• [TASK DETAILS]
Scan the records below for the word "Output" and give only the number of lines that hold it.

• [DATA FOR THE TASK]
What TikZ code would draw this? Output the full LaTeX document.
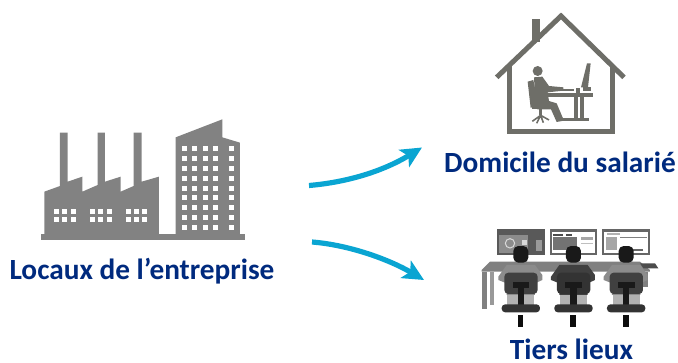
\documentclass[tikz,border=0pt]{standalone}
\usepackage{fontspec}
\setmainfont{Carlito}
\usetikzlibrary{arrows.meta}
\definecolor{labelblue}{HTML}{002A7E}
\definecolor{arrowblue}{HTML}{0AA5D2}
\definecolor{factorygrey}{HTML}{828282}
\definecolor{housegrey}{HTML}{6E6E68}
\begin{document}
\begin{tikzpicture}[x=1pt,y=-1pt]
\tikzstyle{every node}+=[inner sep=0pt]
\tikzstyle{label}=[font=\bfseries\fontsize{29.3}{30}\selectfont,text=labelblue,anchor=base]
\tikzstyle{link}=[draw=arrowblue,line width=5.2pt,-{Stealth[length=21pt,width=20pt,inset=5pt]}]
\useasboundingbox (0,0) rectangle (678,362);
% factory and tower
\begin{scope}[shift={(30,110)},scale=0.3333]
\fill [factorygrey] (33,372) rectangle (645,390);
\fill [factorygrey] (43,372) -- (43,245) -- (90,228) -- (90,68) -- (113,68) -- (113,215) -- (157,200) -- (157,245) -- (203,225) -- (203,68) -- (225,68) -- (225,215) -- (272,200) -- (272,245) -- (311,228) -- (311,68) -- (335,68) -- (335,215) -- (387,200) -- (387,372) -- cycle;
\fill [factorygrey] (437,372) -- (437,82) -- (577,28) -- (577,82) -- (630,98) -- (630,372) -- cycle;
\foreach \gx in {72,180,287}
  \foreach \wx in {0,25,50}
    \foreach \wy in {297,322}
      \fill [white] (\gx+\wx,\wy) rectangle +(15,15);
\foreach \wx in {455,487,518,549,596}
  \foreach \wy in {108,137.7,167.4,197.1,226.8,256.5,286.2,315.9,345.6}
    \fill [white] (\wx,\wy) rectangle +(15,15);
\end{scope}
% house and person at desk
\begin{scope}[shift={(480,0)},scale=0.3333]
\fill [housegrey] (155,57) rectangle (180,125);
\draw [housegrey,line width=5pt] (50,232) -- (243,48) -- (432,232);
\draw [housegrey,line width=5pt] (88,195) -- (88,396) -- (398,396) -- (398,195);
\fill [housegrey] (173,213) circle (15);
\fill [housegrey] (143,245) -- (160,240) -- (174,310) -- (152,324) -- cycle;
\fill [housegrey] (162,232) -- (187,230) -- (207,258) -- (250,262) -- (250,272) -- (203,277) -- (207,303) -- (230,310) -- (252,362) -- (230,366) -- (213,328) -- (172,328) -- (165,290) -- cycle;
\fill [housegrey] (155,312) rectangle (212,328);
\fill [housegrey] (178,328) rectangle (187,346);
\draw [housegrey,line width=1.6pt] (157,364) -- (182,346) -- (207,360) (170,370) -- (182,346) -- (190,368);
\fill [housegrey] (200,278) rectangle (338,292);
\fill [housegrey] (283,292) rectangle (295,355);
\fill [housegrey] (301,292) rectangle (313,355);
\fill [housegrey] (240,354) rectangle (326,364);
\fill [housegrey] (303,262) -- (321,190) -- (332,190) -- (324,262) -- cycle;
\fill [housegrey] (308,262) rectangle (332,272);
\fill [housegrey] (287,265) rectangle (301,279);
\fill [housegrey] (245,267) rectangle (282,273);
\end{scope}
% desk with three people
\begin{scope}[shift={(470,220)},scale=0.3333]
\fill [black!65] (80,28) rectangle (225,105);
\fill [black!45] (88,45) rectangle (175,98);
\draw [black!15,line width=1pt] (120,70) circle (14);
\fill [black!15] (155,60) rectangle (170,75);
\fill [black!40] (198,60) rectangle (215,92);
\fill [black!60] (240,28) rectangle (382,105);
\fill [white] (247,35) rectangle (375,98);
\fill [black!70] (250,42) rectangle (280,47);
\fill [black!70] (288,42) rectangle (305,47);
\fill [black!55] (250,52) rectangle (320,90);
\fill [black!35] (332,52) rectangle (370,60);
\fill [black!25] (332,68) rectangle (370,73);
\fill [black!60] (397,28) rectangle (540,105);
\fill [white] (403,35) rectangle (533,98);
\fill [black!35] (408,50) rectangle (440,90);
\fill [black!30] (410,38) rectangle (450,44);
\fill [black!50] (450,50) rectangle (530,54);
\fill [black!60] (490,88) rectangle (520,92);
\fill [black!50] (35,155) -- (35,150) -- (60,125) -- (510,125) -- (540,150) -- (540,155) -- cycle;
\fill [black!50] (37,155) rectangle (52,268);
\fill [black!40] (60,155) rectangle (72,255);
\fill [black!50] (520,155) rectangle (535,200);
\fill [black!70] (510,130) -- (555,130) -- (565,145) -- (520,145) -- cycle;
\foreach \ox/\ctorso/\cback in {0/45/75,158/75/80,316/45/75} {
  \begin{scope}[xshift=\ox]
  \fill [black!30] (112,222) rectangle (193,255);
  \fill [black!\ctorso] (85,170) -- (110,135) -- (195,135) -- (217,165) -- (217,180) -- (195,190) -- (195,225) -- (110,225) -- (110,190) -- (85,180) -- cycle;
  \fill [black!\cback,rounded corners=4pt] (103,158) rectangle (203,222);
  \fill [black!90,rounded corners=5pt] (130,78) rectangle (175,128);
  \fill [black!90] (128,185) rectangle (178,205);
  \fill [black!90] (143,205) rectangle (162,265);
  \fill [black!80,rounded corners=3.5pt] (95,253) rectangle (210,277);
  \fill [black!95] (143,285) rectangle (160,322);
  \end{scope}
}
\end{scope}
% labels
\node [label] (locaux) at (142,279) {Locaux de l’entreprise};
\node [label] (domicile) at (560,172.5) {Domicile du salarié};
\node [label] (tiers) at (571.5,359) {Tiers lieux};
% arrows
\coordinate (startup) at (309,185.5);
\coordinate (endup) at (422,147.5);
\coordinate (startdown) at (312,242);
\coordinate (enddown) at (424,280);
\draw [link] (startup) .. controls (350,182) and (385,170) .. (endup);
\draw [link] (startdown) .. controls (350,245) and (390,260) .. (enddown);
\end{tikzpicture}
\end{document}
==
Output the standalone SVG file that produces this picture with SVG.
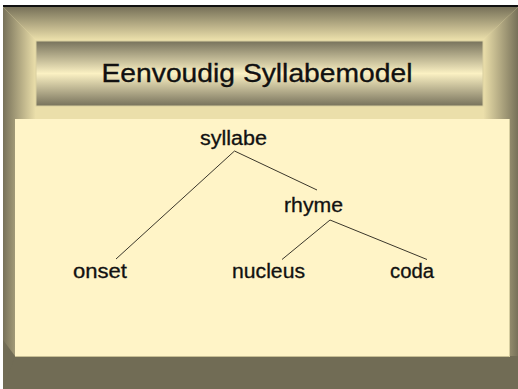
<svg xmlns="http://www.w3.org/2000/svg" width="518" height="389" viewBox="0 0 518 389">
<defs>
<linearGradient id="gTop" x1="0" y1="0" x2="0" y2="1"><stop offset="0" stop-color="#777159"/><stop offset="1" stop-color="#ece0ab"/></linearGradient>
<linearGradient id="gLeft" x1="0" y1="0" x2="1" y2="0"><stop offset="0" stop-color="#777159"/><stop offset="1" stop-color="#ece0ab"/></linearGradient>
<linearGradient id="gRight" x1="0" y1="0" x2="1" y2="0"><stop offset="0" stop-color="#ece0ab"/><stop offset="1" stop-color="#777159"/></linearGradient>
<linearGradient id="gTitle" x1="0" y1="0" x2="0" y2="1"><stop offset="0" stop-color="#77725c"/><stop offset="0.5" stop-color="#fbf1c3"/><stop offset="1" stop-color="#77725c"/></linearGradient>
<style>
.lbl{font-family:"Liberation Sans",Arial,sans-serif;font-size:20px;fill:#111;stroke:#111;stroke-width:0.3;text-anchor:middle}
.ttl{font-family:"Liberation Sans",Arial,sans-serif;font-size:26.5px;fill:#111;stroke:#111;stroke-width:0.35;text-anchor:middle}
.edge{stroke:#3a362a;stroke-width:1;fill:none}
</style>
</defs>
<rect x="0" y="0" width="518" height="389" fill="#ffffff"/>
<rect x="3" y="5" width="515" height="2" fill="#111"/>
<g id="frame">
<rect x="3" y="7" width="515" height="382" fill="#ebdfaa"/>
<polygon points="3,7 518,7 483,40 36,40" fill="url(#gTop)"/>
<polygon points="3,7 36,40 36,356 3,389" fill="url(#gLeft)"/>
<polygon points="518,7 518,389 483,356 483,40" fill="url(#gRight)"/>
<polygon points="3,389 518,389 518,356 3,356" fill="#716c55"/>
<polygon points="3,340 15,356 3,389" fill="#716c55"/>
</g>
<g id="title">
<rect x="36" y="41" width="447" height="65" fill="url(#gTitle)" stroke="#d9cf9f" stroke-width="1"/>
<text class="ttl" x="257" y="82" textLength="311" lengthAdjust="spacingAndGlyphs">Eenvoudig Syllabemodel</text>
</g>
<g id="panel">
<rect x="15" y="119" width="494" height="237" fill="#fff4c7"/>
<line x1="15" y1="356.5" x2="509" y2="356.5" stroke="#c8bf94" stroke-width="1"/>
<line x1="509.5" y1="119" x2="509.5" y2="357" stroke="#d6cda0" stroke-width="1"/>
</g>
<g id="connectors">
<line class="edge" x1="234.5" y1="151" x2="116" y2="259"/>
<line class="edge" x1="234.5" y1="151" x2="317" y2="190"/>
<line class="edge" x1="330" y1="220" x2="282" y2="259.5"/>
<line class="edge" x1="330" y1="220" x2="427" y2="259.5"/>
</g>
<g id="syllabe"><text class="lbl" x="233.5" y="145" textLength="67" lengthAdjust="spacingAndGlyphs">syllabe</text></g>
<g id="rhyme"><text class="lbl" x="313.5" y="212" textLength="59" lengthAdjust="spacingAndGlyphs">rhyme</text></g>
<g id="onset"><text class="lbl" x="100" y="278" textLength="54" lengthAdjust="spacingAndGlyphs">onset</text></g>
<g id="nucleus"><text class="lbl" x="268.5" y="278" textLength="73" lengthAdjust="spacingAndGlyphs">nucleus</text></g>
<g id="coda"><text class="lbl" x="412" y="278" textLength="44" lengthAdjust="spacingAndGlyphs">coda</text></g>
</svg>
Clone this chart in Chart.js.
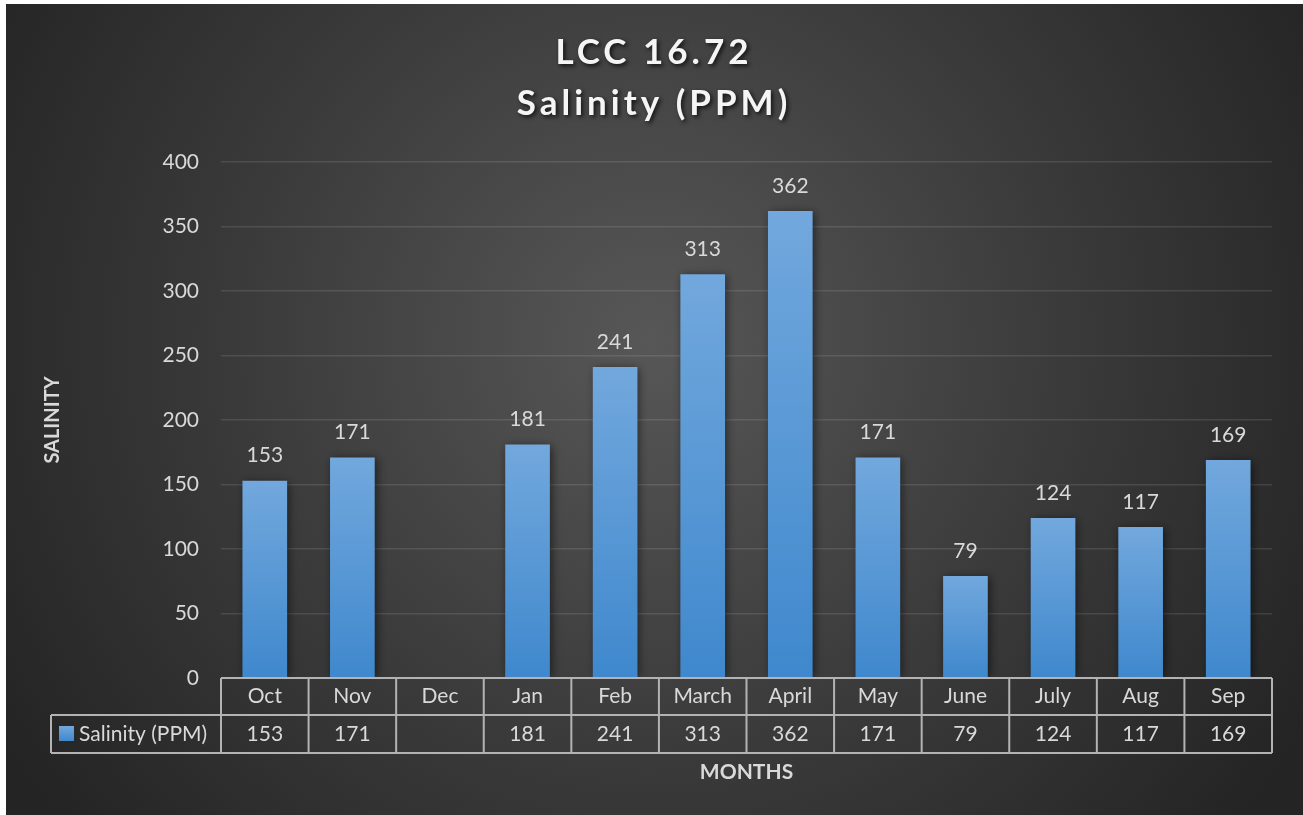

• [RESPONSE FOR THIS EXERCISE]
2